Fans of Furtado’s more folky, ‘world music’ style need not fear however – it’s not all rude R & B pop. Columbian superstar Juanes shows up for Te Busque, but this starts off like Sting‘s Shape Of My Heart and becomes even more dull as the song progresses. More successful is No Hay Igual, sung entirely in Spanish and conjuring up a similar vibe to Gwen Stefani‘s Hollaback Girl – after a while it proves a bit annoying, but it’s catchy enough.
There’s also a fair amount of ballads on Loose, which are again of varying quality. Showtime is just lovely, showing off Furtado’s vocals perfectly, while In God’s Hands, although a bit bland, works pretty well.

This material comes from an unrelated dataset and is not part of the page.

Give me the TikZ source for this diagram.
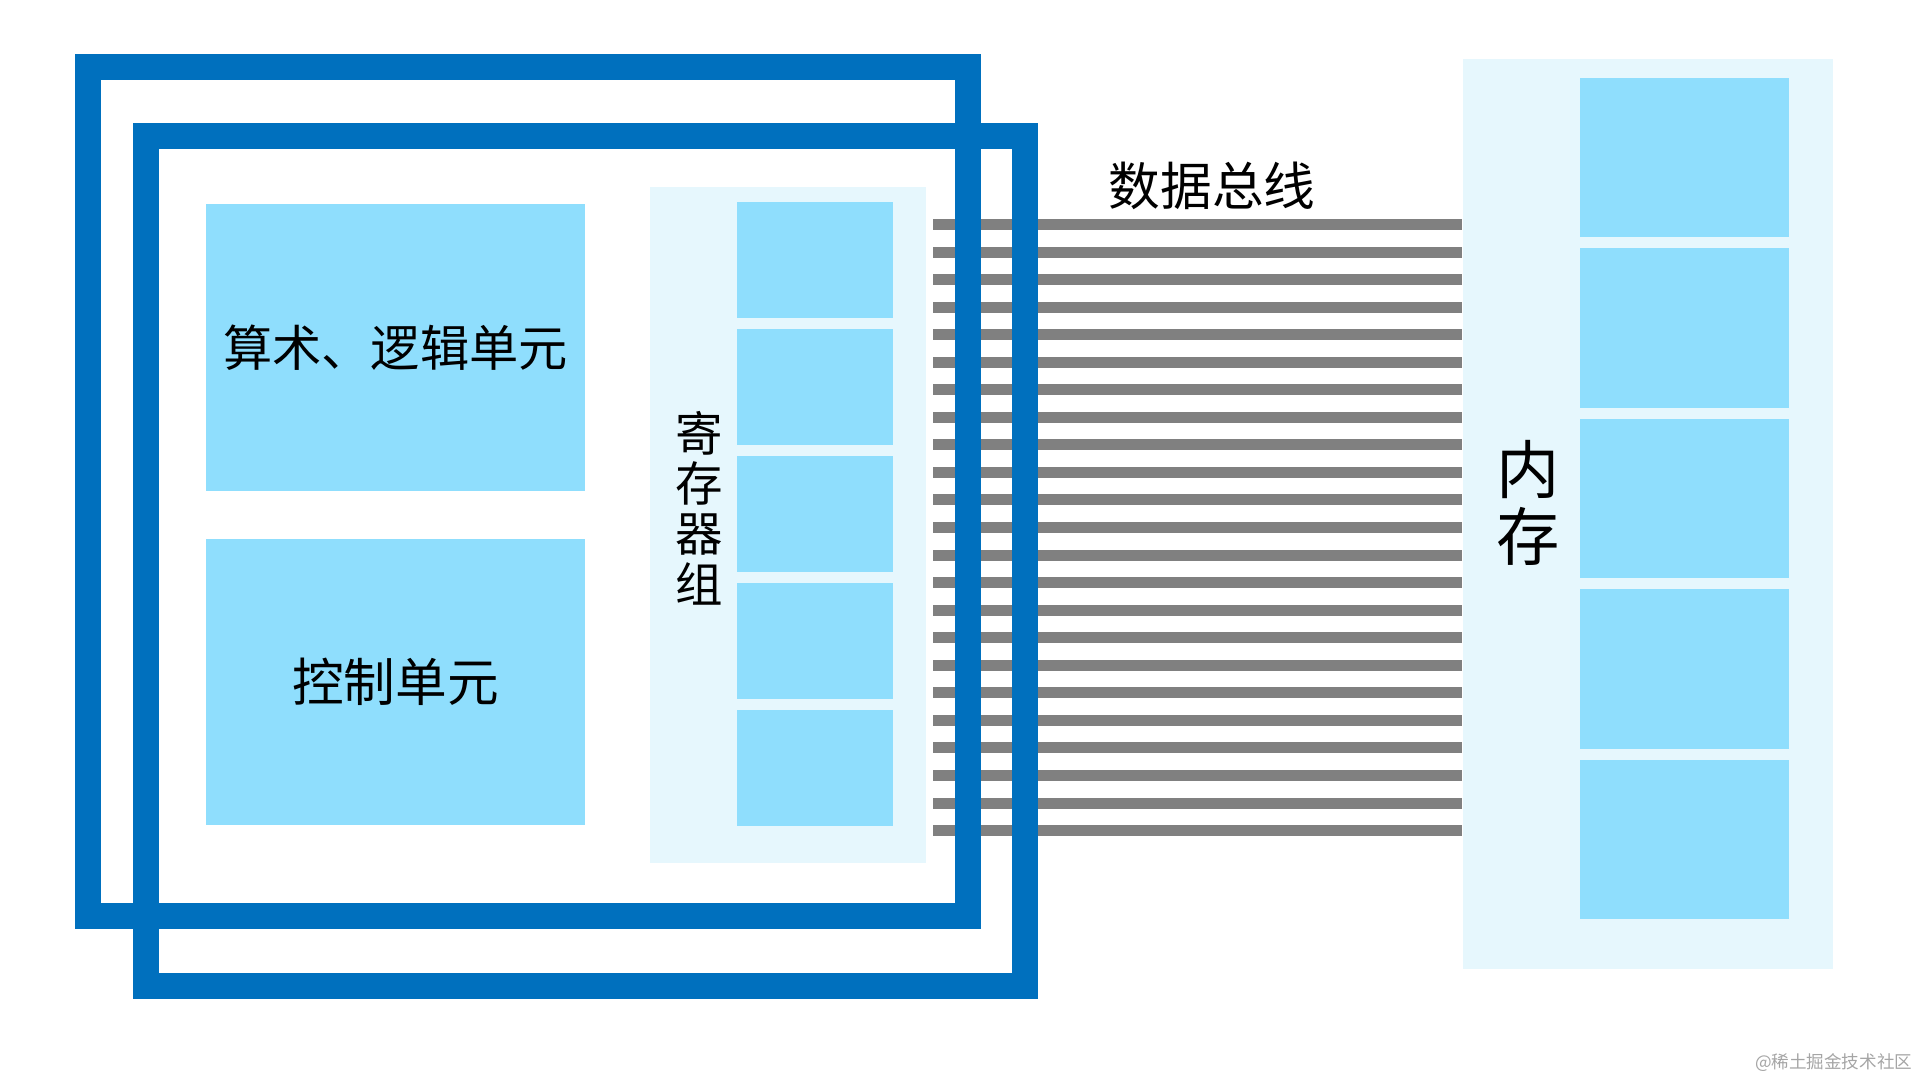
\documentclass[tikz,border=0pt]{standalone}
\usepackage{fontspec}
\setmainfont{Noto Sans CJK SC}
\definecolor{cpublue}{RGB}{0,112,190}
\definecolor{cellblue}{RGB}{143,222,253}
\definecolor{panelblue}{RGB}{230,247,253}
\definecolor{busgray}{RGB}{128,128,128}
\definecolor{markgray}{RGB}{165,165,165}
\tikzset{
    cell/.style={fill=cellblue, inner sep=0pt, outer sep=0pt},
    cpuframe/.style={draw=cpublue, line width=0.26cm},
    busline/.style={draw=busgray, line width=0.11cm},
}

\begin{document}
\begin{tikzpicture}[x=0.01cm, y=-0.01cm]
    \useasboundingbox (0,0) rectangle (1920,1080);
    % Register group
    \fill[panelblue] (650,187) rectangle (926,863);
    \foreach \i in {1,...,5}{
        \node[cell, minimum width=1.56cm, minimum height=1.16cm] (r\i) at (815,{260+127*(\i-1)}) {};
    }
    \node[font=\fontsize{13.5}{14.3}\selectfont, align=center] (regs) at (699,508) {寄\\存\\器\\组};
    % ALU and control unit
    \node[cell, minimum width=3.79cm, minimum height=2.87cm, font=\fontsize{14}{14}\selectfont] (alu) at (395.5,347.5) {算术、逻辑单元};
    \node[cell, minimum width=3.79cm, minimum height=2.86cm, font=\fontsize{14.7}{14.7}\selectfont] (ctrl) at (395.5,682) {控制单元};
    % Memory
    \fill[panelblue] (1463,59) rectangle (1833,969);
    \foreach \i in {1,...,5}{
        \node[cell, minimum width=2.09cm, minimum height=1.59cm] (m\i) at (1684.5,{157.5+170.5*(\i-1)}) {};
    }
    \node[font=\fontsize{18}{19}\selectfont, align=center] (mem) at (1528,503) {内\\存};
    % Data bus
    \foreach \i in {0,...,22}{
        \draw[busline] (933,{224.5+27.55*\i}) -- (1462,{224.5+27.55*\i});
    }
    \node[font=\fontsize{14.7}{14.7}\selectfont] (bus) at (1212,186) {数据总线};
    % CPU frames
    \draw[cpuframe] (88,67) rectangle (968,916);
    \draw[cpuframe] (146,136) rectangle (1025,986);
    \node[text=markgray, font=\fontsize{5}{5}\selectfont, anchor=east, inner sep=0pt] (mark) at (1913,1063) {@稀土掘金技术社区};
\end{tikzpicture}
\end{document}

The mid-tempo Say It Right meanwhile is rather forgettable, saved only by Timbaland’s uniformly excellent production.
One of the album’s highlights though is the superb All God’s Hands, co-written by a certain Chris Martin. Martin has a definite talent for writing for women, as Jamelia‘s See It In A Boy’s Eyes proves, and All Good Things is in a similar vein. Although Martin’s vocals have apparently been removed from the chorus, it can’t spoil the fragile majesty of the song, which really should have closed the album instead of the two rather bolted on ‘bonus tracks’.
Loose is a fun listen (even Furtado’s giggling and random comments inbetween tracks adds to the charm) from one of pop music’s more interesting characters. It probably won’t appeal to all, and some of Furtado’s fans may be hugely turned off by the more danceable tracks. Yet Timbaland has revitalized Furtado – this is the sound of an artist having the time of her life.